Regulatory & Governance
Industry Regulations
Regulated by RBI as an NBFC-ICC (Investment and Credit Company) and classified as Base Layer (NBFC-BL) since September 2022. Adheres to SARFAESI Act 2002 for asset recovery.
Environmental Compliance
Not applicable for the company's business model.
Taxation Policy Impact
Standard corporate tax rates apply; no specific fiscal incentives mentioned.
Legal Contingencies
The company utilizes Section 13(4) of the SARFAESI Act 2002 for 'Symbolic Possession' of assets in default cases; specific value of pending litigation is not disclosed.
Risk Analysis
Key Uncertainties
Asset quality is a key monitorable; a sustained increase in GNPA beyond 4% is identified as a trigger for a potential credit rating downgrade.

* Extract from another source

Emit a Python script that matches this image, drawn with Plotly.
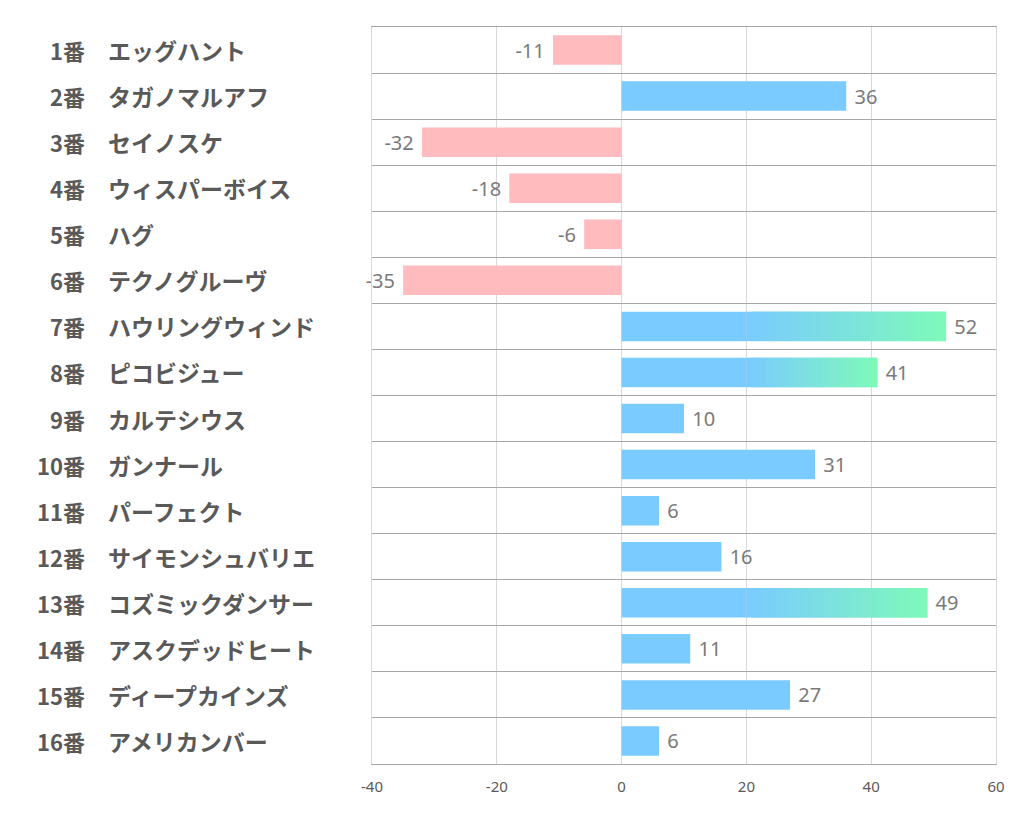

Geographic Concentration Risk
High concentration in Rajasthan, making the company vulnerable to state-specific economic or regulatory changes.
Third Party Dependencies
High dependency on banking partners for term loans and working capital to maintain the lending pipeline.
Technology Obsolescence Risk
The company is focused on traditional collateral-based lending; failure to adopt digital underwriting could impact long-term competitiveness.
Credit & Counterparty Risk
Exposure to relatively riskier, 'untested' borrower segments like small traders and farmers who are more vulnerable to economic shocks.